## begin Exercise input
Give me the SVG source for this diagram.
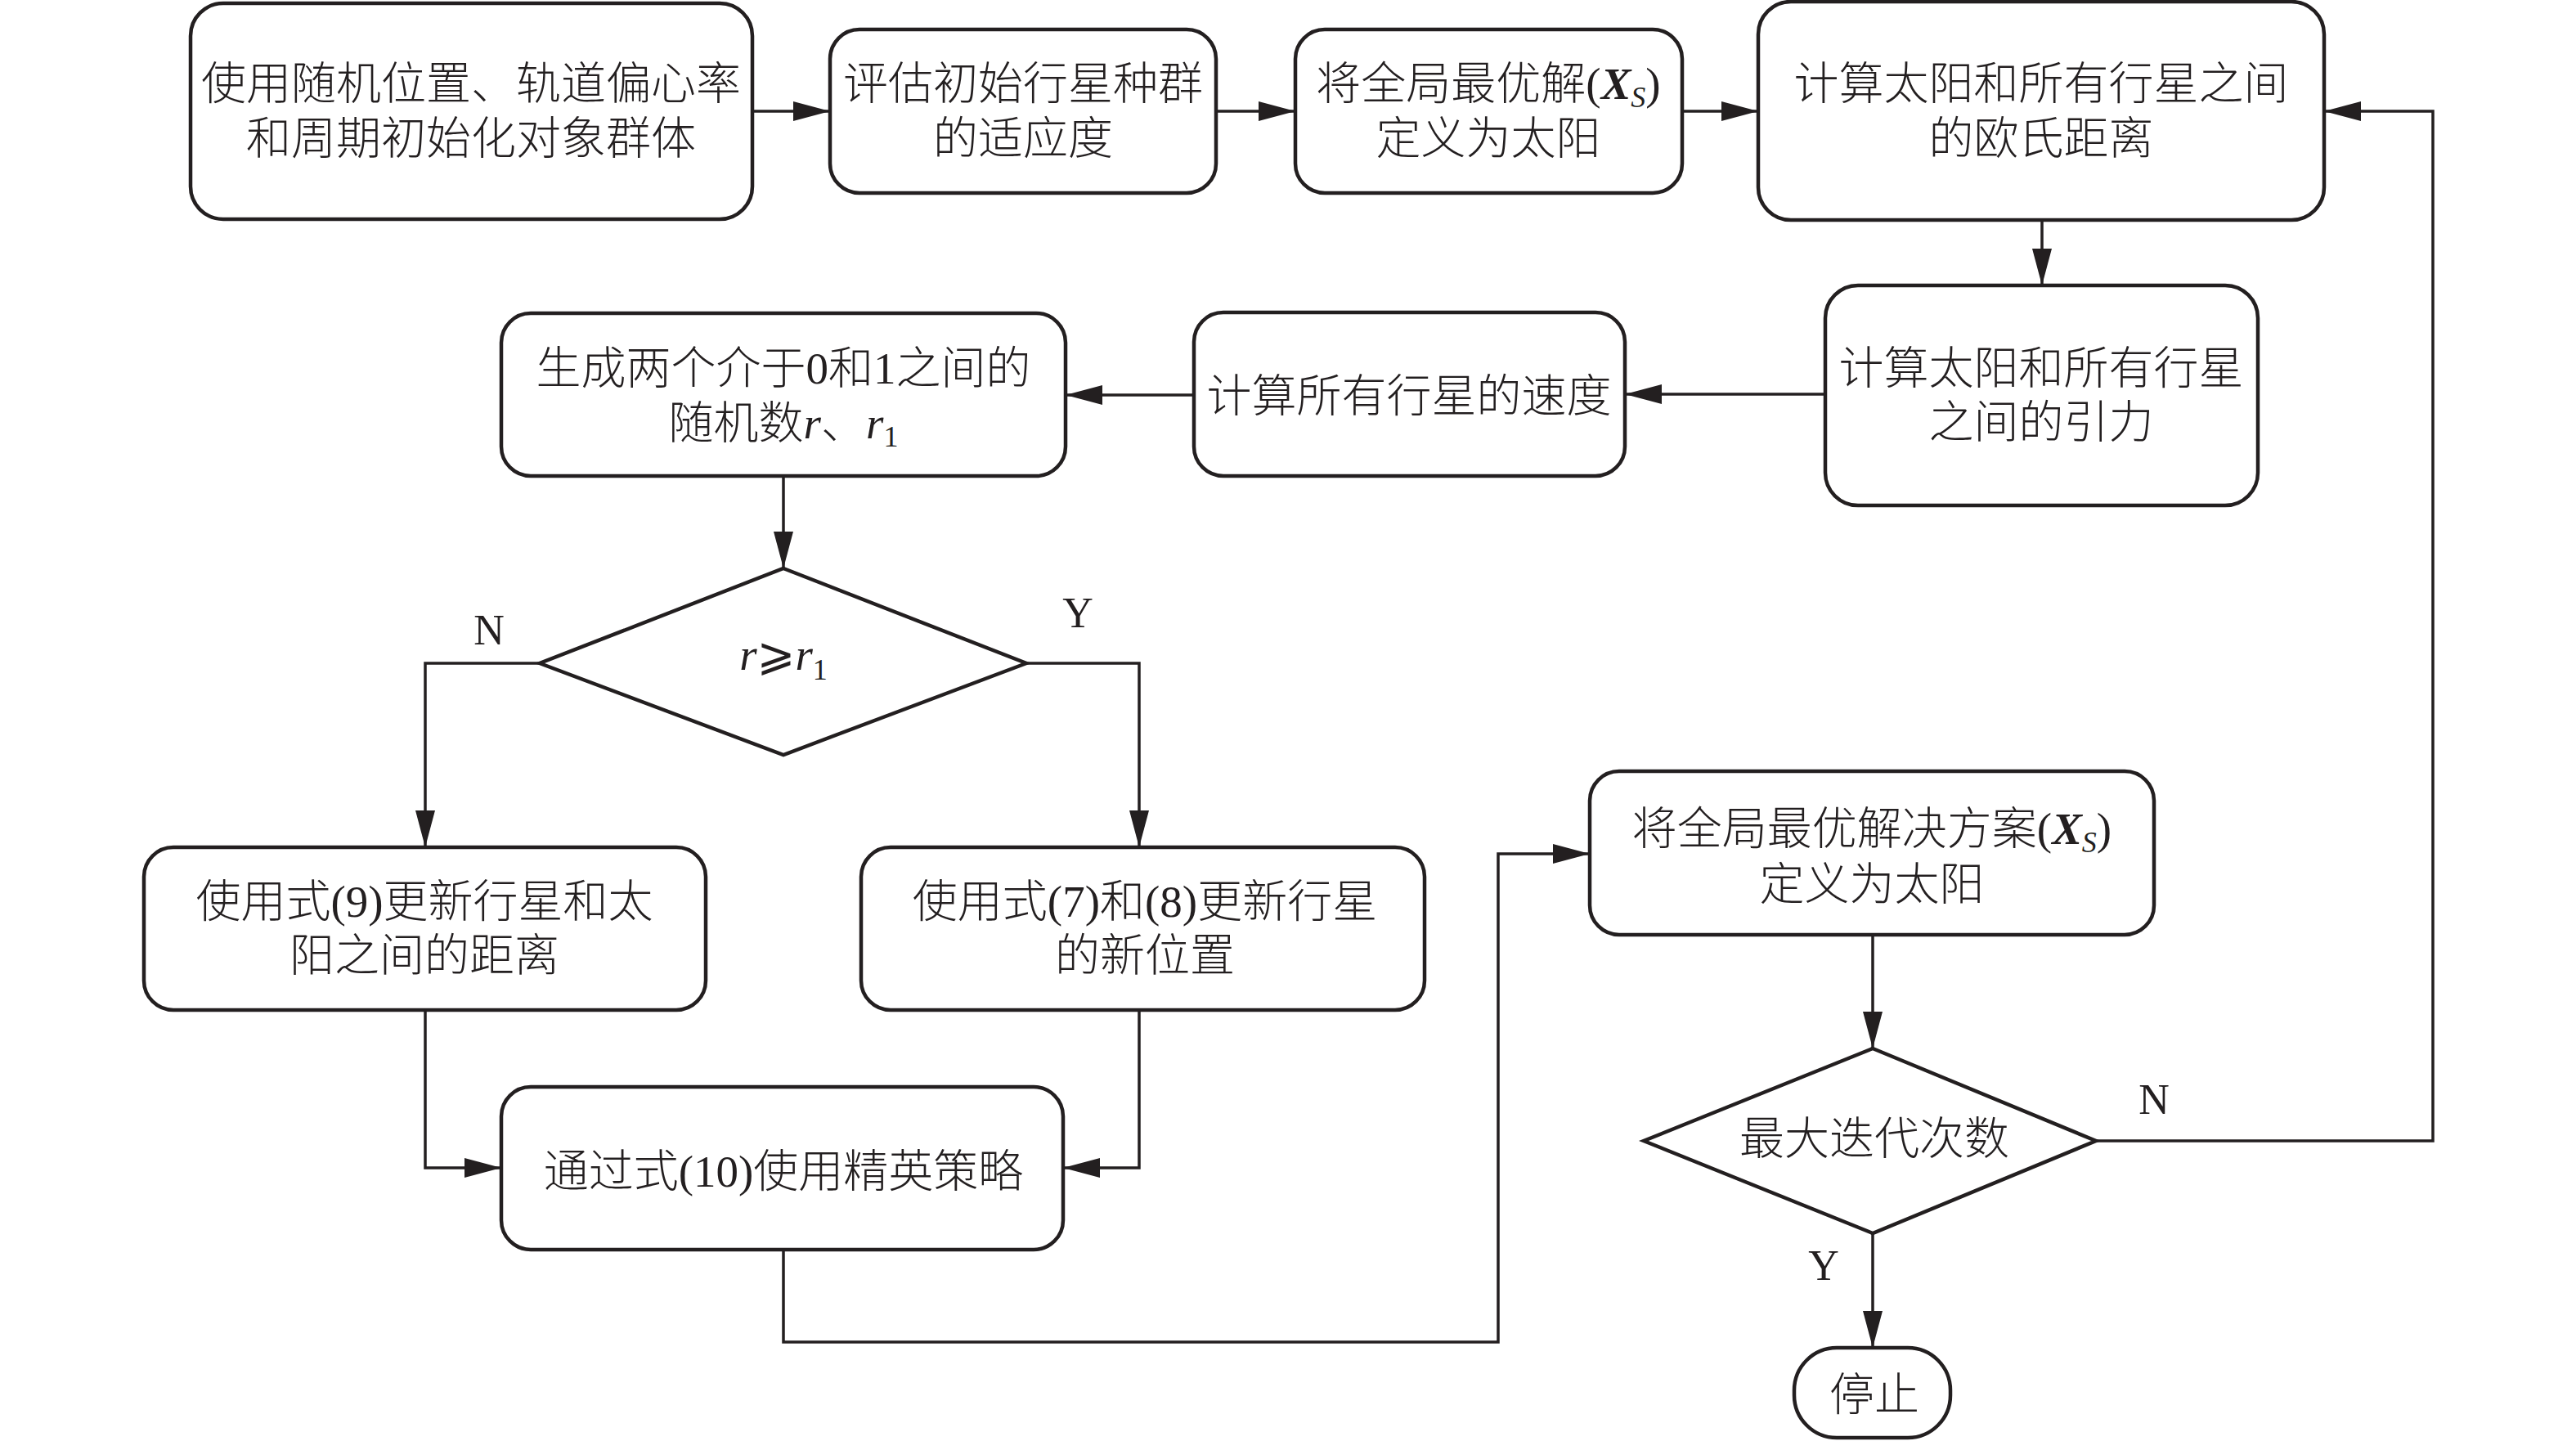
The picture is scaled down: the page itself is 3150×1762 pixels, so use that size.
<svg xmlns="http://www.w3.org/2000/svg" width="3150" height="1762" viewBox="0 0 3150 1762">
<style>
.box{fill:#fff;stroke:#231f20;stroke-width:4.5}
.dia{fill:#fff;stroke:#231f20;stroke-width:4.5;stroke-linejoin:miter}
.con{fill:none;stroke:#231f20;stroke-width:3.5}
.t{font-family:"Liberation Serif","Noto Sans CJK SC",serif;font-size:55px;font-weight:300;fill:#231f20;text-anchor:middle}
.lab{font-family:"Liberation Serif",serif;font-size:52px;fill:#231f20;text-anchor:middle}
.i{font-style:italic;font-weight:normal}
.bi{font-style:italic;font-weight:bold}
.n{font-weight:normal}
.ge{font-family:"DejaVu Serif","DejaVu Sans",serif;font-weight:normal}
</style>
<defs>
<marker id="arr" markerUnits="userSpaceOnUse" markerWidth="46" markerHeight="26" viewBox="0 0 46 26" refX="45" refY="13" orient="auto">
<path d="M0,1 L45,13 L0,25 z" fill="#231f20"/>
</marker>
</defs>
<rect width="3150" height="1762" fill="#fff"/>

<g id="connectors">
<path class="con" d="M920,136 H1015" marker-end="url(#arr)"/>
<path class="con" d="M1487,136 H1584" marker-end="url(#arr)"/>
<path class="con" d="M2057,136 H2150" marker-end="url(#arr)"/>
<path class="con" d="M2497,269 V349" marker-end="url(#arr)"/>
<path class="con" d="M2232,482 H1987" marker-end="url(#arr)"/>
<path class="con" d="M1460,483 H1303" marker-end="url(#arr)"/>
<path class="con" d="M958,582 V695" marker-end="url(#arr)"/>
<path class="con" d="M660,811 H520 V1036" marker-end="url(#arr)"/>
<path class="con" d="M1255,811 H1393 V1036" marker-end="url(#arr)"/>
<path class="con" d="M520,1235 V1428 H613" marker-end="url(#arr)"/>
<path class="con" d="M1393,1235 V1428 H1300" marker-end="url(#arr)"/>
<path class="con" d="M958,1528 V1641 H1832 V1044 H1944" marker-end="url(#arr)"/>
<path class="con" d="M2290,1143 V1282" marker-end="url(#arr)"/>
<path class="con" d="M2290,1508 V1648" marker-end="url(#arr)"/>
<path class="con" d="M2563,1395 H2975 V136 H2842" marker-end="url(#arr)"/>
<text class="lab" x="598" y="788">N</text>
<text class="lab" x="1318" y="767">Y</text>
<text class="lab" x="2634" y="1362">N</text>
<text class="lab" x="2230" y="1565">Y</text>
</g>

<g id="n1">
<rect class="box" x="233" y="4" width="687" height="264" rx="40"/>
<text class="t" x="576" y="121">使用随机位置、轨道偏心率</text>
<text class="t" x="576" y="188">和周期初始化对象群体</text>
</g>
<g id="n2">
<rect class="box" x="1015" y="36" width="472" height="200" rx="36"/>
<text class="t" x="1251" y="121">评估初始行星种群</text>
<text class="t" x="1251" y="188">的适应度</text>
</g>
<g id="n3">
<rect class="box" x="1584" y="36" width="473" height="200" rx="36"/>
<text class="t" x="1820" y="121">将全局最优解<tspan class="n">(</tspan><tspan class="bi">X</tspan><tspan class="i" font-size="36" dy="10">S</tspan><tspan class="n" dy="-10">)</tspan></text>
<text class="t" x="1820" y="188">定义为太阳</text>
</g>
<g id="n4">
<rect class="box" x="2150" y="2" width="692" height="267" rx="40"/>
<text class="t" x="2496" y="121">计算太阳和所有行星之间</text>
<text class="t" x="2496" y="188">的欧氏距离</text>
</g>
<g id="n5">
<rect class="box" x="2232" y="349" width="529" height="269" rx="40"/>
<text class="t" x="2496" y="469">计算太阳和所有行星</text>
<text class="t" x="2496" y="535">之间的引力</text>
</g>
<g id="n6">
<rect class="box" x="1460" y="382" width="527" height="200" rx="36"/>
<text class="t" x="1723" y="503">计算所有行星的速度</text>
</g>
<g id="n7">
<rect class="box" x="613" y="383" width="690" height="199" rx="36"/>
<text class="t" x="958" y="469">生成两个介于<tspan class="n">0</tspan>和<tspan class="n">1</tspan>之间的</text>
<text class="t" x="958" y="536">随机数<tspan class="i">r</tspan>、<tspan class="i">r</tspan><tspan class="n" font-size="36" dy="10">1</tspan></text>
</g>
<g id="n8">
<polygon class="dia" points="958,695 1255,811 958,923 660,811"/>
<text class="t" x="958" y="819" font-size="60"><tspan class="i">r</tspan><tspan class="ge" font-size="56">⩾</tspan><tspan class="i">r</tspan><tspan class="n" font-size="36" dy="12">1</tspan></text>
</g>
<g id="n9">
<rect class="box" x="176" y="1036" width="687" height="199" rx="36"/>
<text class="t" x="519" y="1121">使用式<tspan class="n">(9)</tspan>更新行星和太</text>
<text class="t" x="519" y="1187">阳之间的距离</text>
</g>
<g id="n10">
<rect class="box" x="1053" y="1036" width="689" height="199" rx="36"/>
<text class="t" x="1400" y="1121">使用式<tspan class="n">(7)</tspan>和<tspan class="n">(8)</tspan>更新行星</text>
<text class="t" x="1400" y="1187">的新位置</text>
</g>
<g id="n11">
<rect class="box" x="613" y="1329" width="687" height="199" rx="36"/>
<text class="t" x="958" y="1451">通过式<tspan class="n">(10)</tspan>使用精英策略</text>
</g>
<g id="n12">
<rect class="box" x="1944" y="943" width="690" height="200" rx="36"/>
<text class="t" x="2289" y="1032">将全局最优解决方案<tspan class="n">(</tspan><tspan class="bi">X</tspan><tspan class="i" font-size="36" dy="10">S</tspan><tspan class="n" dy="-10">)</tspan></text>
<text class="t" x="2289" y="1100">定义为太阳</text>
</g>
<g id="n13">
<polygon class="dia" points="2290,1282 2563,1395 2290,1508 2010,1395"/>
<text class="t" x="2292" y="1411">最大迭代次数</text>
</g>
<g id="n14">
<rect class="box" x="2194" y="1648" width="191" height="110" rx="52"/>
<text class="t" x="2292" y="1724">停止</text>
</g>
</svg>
## end Exercise input
## begin Exercise input
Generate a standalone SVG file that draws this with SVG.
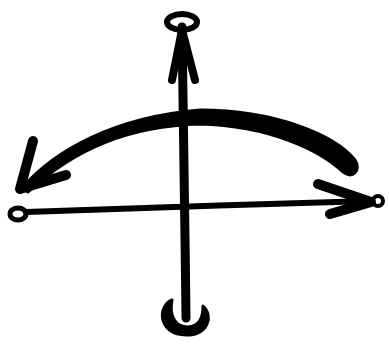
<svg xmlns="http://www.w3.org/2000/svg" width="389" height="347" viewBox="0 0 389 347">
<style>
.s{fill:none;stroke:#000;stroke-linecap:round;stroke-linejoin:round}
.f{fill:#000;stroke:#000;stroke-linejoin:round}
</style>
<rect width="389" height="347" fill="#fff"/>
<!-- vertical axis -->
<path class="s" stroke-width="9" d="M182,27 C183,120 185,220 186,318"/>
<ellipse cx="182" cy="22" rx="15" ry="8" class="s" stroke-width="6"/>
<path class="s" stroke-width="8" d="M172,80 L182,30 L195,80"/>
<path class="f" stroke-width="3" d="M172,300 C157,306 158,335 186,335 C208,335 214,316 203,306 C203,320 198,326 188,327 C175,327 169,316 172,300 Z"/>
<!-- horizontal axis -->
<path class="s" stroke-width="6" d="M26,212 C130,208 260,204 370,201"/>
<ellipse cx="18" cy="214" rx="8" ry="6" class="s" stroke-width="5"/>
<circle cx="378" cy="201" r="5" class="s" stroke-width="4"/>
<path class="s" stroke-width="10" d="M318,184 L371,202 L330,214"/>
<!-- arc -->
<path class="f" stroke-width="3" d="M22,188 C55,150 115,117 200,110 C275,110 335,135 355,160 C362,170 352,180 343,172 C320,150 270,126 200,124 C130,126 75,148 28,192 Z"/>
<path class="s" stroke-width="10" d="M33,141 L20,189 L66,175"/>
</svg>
## end Exercise input
» **Work to complete**:
Select all lines with the word "that" from the entries above.

» **Response below**:
The picture is scaled down: the page itself is 3150×1762 pixels, so use that size.
Generate a standalone SVG file that draws this with SVG.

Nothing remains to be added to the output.